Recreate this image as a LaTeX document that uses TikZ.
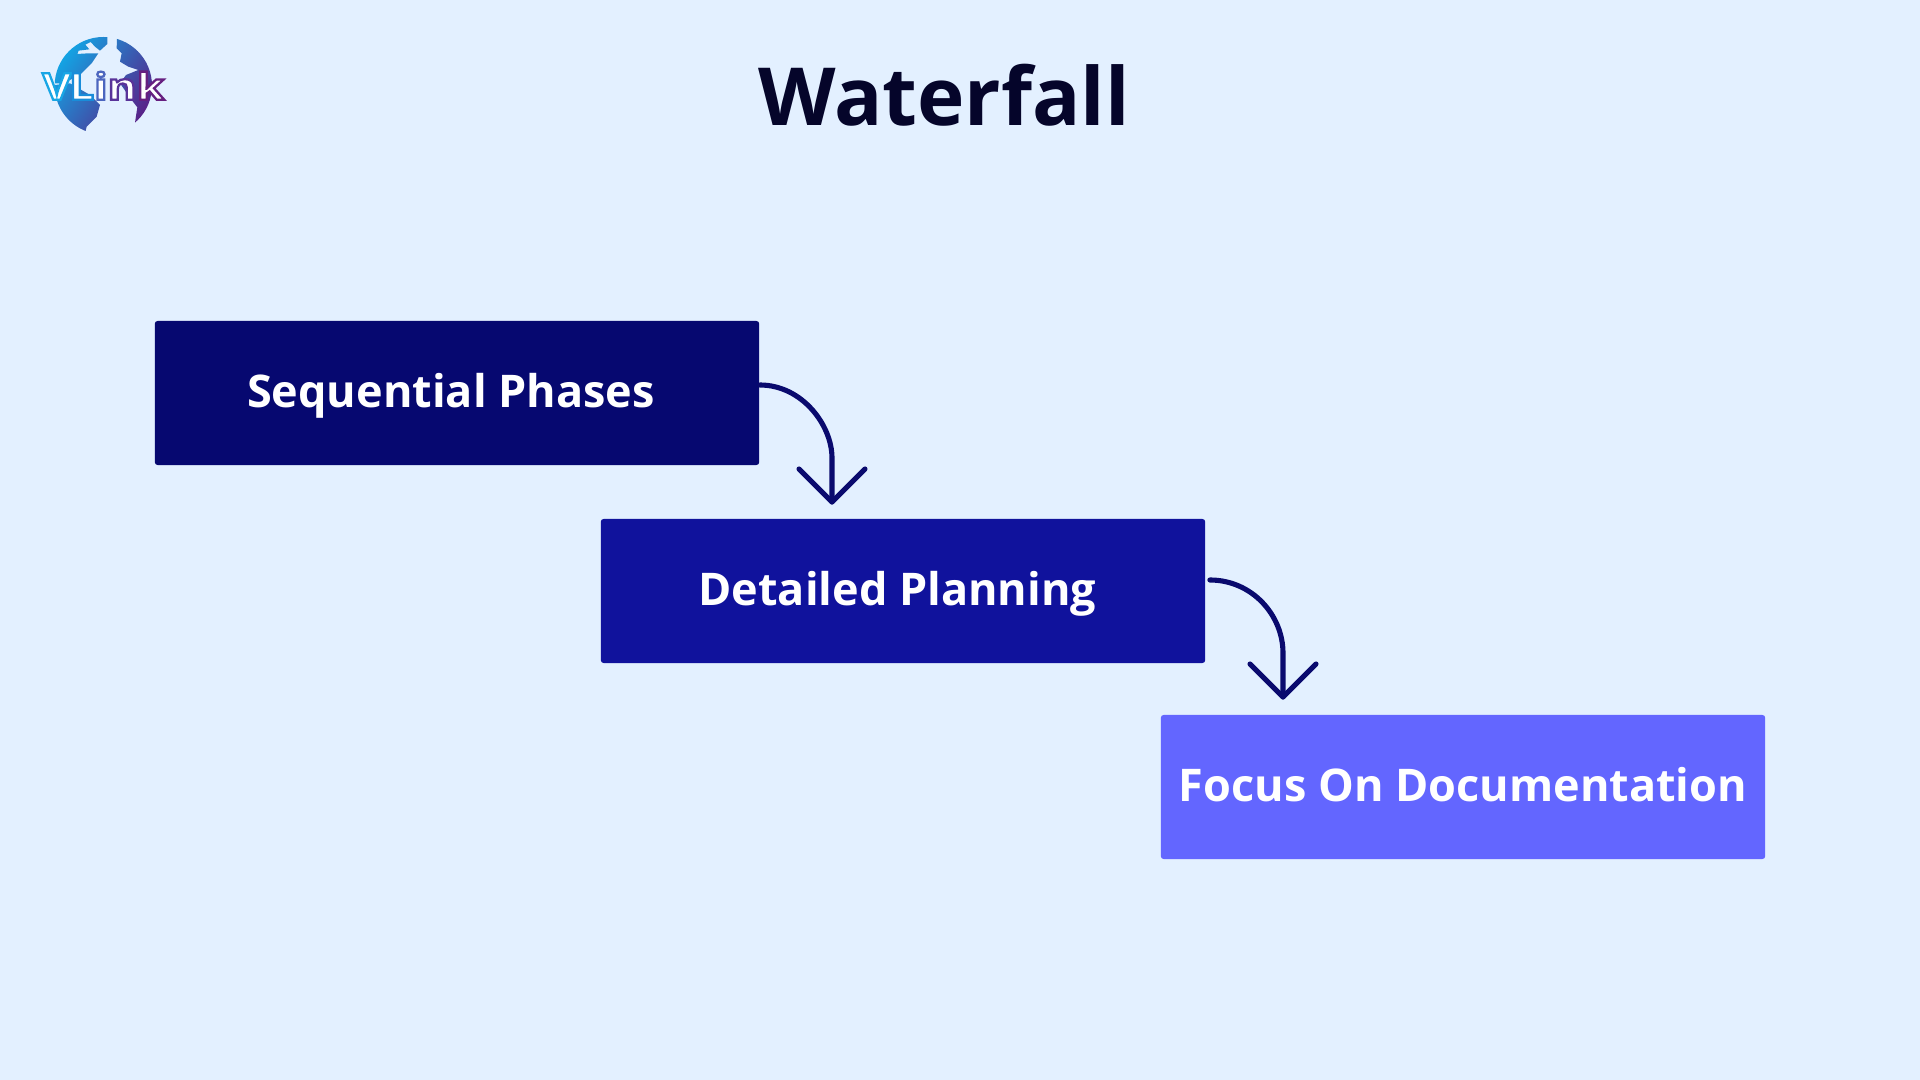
\documentclass[tikz,border=0pt]{standalone}
\usepackage{fontspec}
\setmainfont{Open Sans}
\newfontfamily\logofont[FakeStretch=1.2]{Open Sans}
\usetikzlibrary{calc}
\definecolor{bgc}{HTML}{E3F0FF}
\definecolor{boxa}{HTML}{060870}
\definecolor{boxb}{HTML}{10129C}
\definecolor{boxc}{HTML}{6366FF}
\definecolor{arrowc}{HTML}{0A0A6E}
\definecolor{titlec}{HTML}{05052A}
\definecolor{globea}{HTML}{12A5E5}
\definecolor{globeb}{HTML}{2C62AE}
\definecolor{globec}{HTML}{5A1F86}
\newcommand{\outl}[1]{\special{pdf:literal direct #1 RG 2 Tr 0.65 w}}
\tikzset{
  stage/.style={rectangle,rounded corners=0.8pt,minimum width=6.04cm,minimum height=1.44cm,inner sep=0pt,text=white,text height=11.5pt,text depth=3pt,font=\fontsize{12.8}{16}\selectfont\bfseries},
  flow/.style={draw=arrowc,line width=1.45pt,line cap=round,line join=round}
}
\begin{document}
\begin{tikzpicture}[x=0.01cm,y=-0.01cm]
\useasboundingbox (0,0) rectangle (1920,1080);
\fill[bgc] (0,0) rectangle (1920,1080);
% logo
\begin{scope}[shift={(20,20)},x=0.01cm/3,y=-0.01cm/3]
  \begin{scope}
    \clip (250,197) circle[radius=146];
    \clip (60,190) -- (60,20) -- (262,20) -- (262,72) -- (240,92) -- (225,80) -- (212,66) -- (196,74) -- (208,88) -- (176,92) -- (172,102) -- (205,100) -- (235,100) -- (215,130) -- (180,165) -- (130,190) -- cycle
      (292,20) -- (440,20) -- (440,360) -- (345,360) -- (345,308) -- (352,262) -- (335,240) -- (300,190) -- (318,165) -- (355,150) -- (325,140) -- (300,125) -- (305,100) -- (290,85) -- cycle
      (60,200) -- (150,190) -- (210,225) -- (240,255) -- (230,290) -- (200,320) -- (190,360) -- (60,360) -- cycle;
    \shade[shading=axis,left color=globea,middle color=globeb,right color=globec,shading angle=55] (100,45) rectangle (400,350);
  \end{scope}
  \node[inner sep=0pt,anchor=center,text=white] (logotext) at (250,197) {\logofont\fontsize{10.5}{12}\selectfont\bfseries\outl{0.1 0.65 0.9}V\kern-0.6pt\outl{0.1 0.55 0.85}L\outl{0.3 0.4 0.75}i\outl{0.35 0.2 0.6}n\outl{0.4 0.12 0.5}k\special{pdf:literal direct 0 Tr}};
\end{scope}
% title
\node[inner sep=0pt,text=titlec,font=\fontsize{22.8}{28}\selectfont\bfseries] (title) at (944,95) {Waterfall};
% stages
\node[stage,fill=boxa] (a) at (457,393) {\hspace*{-1.7pt}Sequential Phases\hspace*{1.7pt}};
\node[stage,fill=boxb] (b) at (903,591) {\hspace*{-1.6pt}Detailed Planning\hspace*{1.6pt}};
\node[stage,fill=boxc] (c) at (1463,787) {Focus On Documentation};
% connectors
\coordinate (t1) at (832,502);
\coordinate (t2) at (1283,697);
\draw[flow] ($(a.east)+(0,-8)$) .. controls ++(42,0) and (832,425) .. (832,458) -- (t1);
\draw[flow] ($(t1)+(-33,-33)$) -- (t1) -- ($(t1)+(33,-33)$);
\draw[flow] ($(b.east)+(4,-11)$) .. controls ++(42,0) and (1283,615) .. (1283,653) -- (t2);
\draw[flow] ($(t2)+(-33,-33)$) -- (t2) -- ($(t2)+(33,-33)$);
\end{tikzpicture}
\end{document}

__TO BE DONE__: Copy the material exactly. Do not include the pictures.

__RESPONSE TO THIS EXERCISE__:
Recreate this image as a LaTeX document that uses TikZ.
\documentclass[tikz,border=0pt]{standalone}
\usepackage{fontspec}
\setmainfont{Open Sans}
\newfontfamily\logofont[FakeStretch=1.2]{Open Sans}
\usetikzlibrary{calc}
\definecolor{bgc}{HTML}{E3F0FF}
\definecolor{boxa}{HTML}{060870}
\definecolor{boxb}{HTML}{10129C}
\definecolor{boxc}{HTML}{6366FF}
\definecolor{arrowc}{HTML}{0A0A6E}
\definecolor{titlec}{HTML}{05052A}
\definecolor{globea}{HTML}{12A5E5}
\definecolor{globeb}{HTML}{2C62AE}
\definecolor{globec}{HTML}{5A1F86}
\newcommand{\outl}[1]{\special{pdf:literal direct #1 RG 2 Tr 0.65 w}}
\tikzset{
  stage/.style={rectangle,rounded corners=0.8pt,minimum width=6.04cm,minimum height=1.44cm,inner sep=0pt,text=white,text height=11.5pt,text depth=3pt,font=\fontsize{12.8}{16}\selectfont\bfseries},
  flow/.style={draw=arrowc,line width=1.45pt,line cap=round,line join=round}
}
\begin{document}
\begin{tikzpicture}[x=0.01cm,y=-0.01cm]
\useasboundingbox (0,0) rectangle (1920,1080);
\fill[bgc] (0,0) rectangle (1920,1080);
% logo
\begin{scope}[shift={(20,20)},x=0.01cm/3,y=-0.01cm/3]
  \begin{scope}
    \clip (250,197) circle[radius=146];
    \clip (60,190) -- (60,20) -- (262,20) -- (262,72) -- (240,92) -- (225,80) -- (212,66) -- (196,74) -- (208,88) -- (176,92) -- (172,102) -- (205,100) -- (235,100) -- (215,130) -- (180,165) -- (130,190) -- cycle
      (292,20) -- (440,20) -- (440,360) -- (345,360) -- (345,308) -- (352,262) -- (335,240) -- (300,190) -- (318,165) -- (355,150) -- (325,140) -- (300,125) -- (305,100) -- (290,85) -- cycle
      (60,200) -- (150,190) -- (210,225) -- (240,255) -- (230,290) -- (200,320) -- (190,360) -- (60,360) -- cycle;
    \shade[shading=axis,left color=globea,middle color=globeb,right color=globec,shading angle=55] (100,45) rectangle (400,350);
  \end{scope}
  \node[inner sep=0pt,anchor=center,text=white] (logotext) at (250,197) {\logofont\fontsize{10.5}{12}\selectfont\bfseries\outl{0.1 0.65 0.9}V\kern-0.6pt\outl{0.1 0.55 0.85}L\outl{0.3 0.4 0.75}i\outl{0.35 0.2 0.6}n\outl{0.4 0.12 0.5}k\special{pdf:literal direct 0 Tr}};
\end{scope}
% title
\node[inner sep=0pt,text=titlec,font=\fontsize{22.8}{28}\selectfont\bfseries] (title) at (944,95) {Waterfall};
% stages
\node[stage,fill=boxa] (a) at (457,393) {\hspace*{-1.7pt}Sequential Phases\hspace*{1.7pt}};
\node[stage,fill=boxb] (b) at (903,591) {\hspace*{-1.6pt}Detailed Planning\hspace*{1.6pt}};
\node[stage,fill=boxc] (c) at (1463,787) {Focus On Documentation};
% connectors
\coordinate (t1) at (832,502);
\coordinate (t2) at (1283,697);
\draw[flow] ($(a.east)+(0,-8)$) .. controls ++(42,0) and (832,425) .. (832,458) -- (t1);
\draw[flow] ($(t1)+(-33,-33)$) -- (t1) -- ($(t1)+(33,-33)$);
\draw[flow] ($(b.east)+(4,-11)$) .. controls ++(42,0) and (1283,615) .. (1283,653) -- (t2);
\draw[flow] ($(t2)+(-33,-33)$) -- (t2) -- ($(t2)+(33,-33)$);
\end{tikzpicture}
\end{document}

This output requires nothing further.